>> START
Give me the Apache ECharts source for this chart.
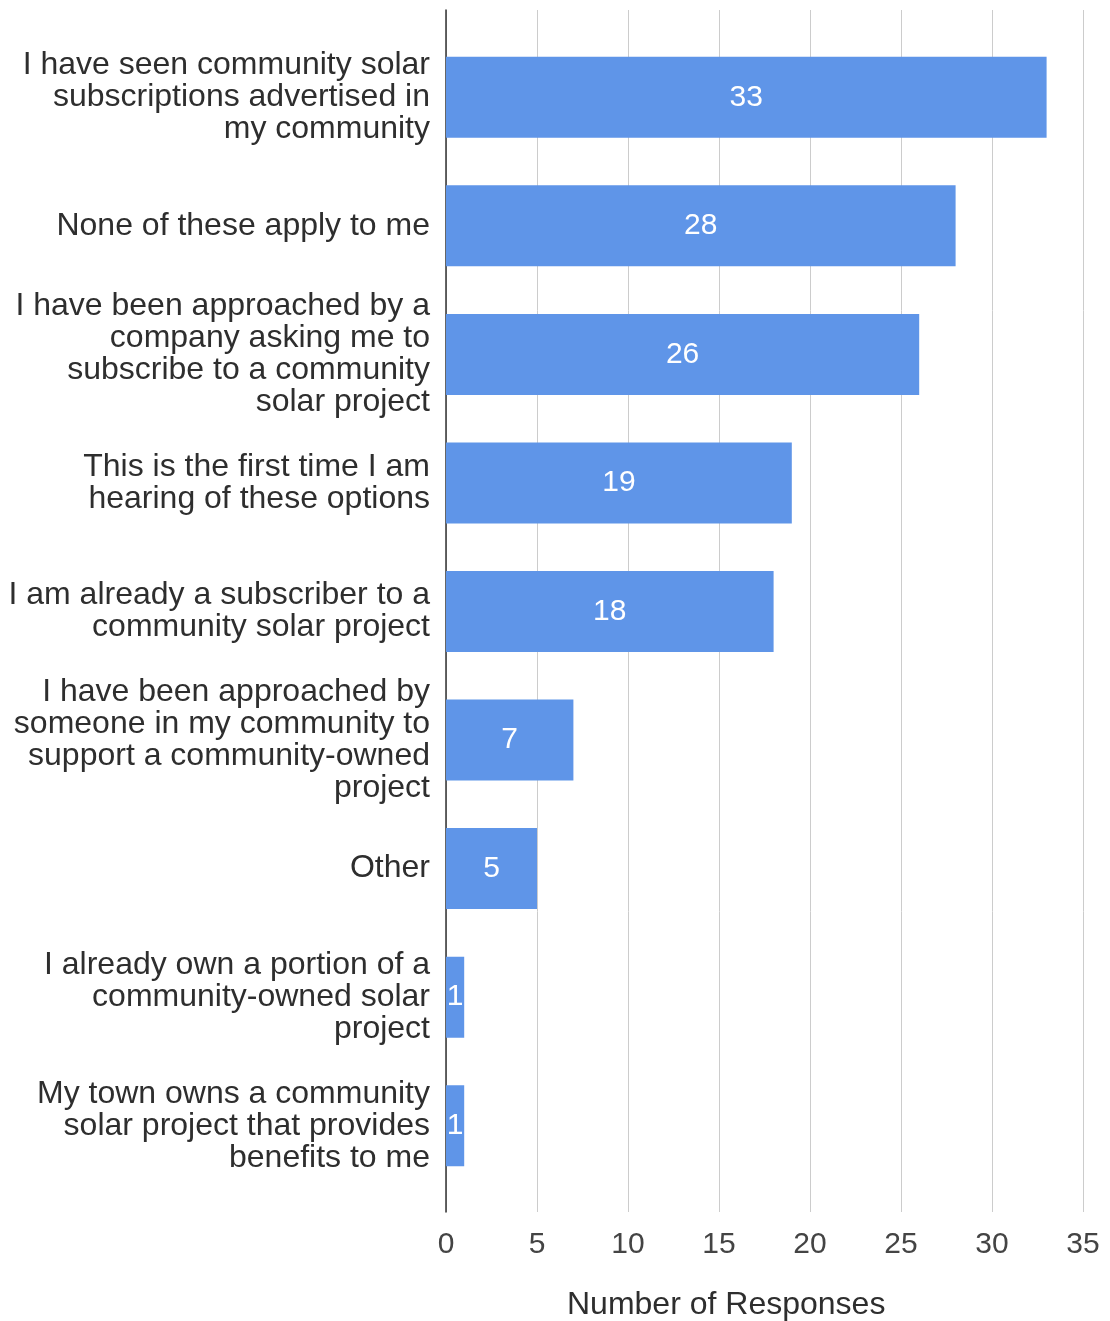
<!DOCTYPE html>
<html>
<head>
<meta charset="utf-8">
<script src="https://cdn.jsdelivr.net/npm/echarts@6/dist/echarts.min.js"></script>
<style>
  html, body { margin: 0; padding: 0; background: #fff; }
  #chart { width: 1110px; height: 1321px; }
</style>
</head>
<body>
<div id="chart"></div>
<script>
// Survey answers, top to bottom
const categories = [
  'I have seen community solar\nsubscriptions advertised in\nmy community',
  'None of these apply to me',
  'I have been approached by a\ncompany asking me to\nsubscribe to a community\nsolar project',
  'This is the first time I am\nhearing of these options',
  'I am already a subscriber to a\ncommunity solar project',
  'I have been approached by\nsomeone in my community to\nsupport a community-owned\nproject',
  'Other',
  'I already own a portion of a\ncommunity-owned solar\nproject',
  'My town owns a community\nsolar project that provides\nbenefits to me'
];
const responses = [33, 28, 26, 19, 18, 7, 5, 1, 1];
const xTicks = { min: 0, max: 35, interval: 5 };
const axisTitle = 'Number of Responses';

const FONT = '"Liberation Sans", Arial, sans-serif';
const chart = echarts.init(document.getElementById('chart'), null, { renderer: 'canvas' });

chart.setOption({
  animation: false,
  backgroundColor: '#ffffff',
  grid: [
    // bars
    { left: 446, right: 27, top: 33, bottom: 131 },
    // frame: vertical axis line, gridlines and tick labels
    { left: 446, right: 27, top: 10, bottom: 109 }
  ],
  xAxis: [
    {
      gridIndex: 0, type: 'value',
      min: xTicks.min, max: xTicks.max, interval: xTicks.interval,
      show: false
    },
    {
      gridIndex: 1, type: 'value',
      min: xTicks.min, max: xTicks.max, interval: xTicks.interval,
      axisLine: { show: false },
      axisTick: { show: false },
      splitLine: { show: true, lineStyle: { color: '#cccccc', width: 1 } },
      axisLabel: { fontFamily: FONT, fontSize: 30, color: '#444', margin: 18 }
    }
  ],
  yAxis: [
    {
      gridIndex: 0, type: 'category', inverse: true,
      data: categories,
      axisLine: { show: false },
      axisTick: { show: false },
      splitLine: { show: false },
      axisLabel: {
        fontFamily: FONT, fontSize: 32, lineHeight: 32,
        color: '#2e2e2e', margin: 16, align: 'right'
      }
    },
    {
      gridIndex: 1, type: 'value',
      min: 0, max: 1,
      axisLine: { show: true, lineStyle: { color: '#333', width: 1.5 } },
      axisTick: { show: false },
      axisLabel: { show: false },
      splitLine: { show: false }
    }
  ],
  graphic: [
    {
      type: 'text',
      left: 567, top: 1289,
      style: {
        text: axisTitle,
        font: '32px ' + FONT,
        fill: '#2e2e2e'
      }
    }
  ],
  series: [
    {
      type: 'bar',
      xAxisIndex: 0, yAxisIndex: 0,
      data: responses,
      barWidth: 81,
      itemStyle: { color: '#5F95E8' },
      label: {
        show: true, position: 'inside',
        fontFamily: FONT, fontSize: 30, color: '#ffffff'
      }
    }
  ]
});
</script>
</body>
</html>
>> END
What to produce:
Restate the entire listing word for word, excluding pictures.

Result for this task:
Give me the Apache ECharts source for this chart.
<!DOCTYPE html>
<html>
<head>
<meta charset="utf-8">
<script src="https://cdn.jsdelivr.net/npm/echarts@6/dist/echarts.min.js"></script>
<style>
  html, body { margin: 0; padding: 0; background: #fff; }
  #chart { width: 1110px; height: 1321px; }
</style>
</head>
<body>
<div id="chart"></div>
<script>
// Survey answers, top to bottom
const categories = [
  'I have seen community solar\nsubscriptions advertised in\nmy community',
  'None of these apply to me',
  'I have been approached by a\ncompany asking me to\nsubscribe to a community\nsolar project',
  'This is the first time I am\nhearing of these options',
  'I am already a subscriber to a\ncommunity solar project',
  'I have been approached by\nsomeone in my community to\nsupport a community-owned\nproject',
  'Other',
  'I already own a portion of a\ncommunity-owned solar\nproject',
  'My town owns a community\nsolar project that provides\nbenefits to me'
];
const responses = [33, 28, 26, 19, 18, 7, 5, 1, 1];
const xTicks = { min: 0, max: 35, interval: 5 };
const axisTitle = 'Number of Responses';

const FONT = '"Liberation Sans", Arial, sans-serif';
const chart = echarts.init(document.getElementById('chart'), null, { renderer: 'canvas' });

chart.setOption({
  animation: false,
  backgroundColor: '#ffffff',
  grid: [
    // bars
    { left: 446, right: 27, top: 33, bottom: 131 },
    // frame: vertical axis line, gridlines and tick labels
    { left: 446, right: 27, top: 10, bottom: 109 }
  ],
  xAxis: [
    {
      gridIndex: 0, type: 'value',
      min: xTicks.min, max: xTicks.max, interval: xTicks.interval,
      show: false
    },
    {
      gridIndex: 1, type: 'value',
      min: xTicks.min, max: xTicks.max, interval: xTicks.interval,
      axisLine: { show: false },
      axisTick: { show: false },
      splitLine: { show: true, lineStyle: { color: '#cccccc', width: 1 } },
      axisLabel: { fontFamily: FONT, fontSize: 30, color: '#444', margin: 18 }
    }
  ],
  yAxis: [
    {
      gridIndex: 0, type: 'category', inverse: true,
      data: categories,
      axisLine: { show: false },
      axisTick: { show: false },
      splitLine: { show: false },
      axisLabel: {
        fontFamily: FONT, fontSize: 32, lineHeight: 32,
        color: '#2e2e2e', margin: 16, align: 'right'
      }
    },
    {
      gridIndex: 1, type: 'value',
      min: 0, max: 1,
      axisLine: { show: true, lineStyle: { color: '#333', width: 1.5 } },
      axisTick: { show: false },
      axisLabel: { show: false },
      splitLine: { show: false }
    }
  ],
  graphic: [
    {
      type: 'text',
      left: 567, top: 1289,
      style: {
        text: axisTitle,
        font: '32px ' + FONT,
        fill: '#2e2e2e'
      }
    }
  ],
  series: [
    {
      type: 'bar',
      xAxisIndex: 0, yAxisIndex: 0,
      data: responses,
      barWidth: 81,
      itemStyle: { color: '#5F95E8' },
      label: {
        show: true, position: 'inside',
        fontFamily: FONT, fontSize: 30, color: '#ffffff'
      }
    }
  ]
});
</script>
</body>
</html>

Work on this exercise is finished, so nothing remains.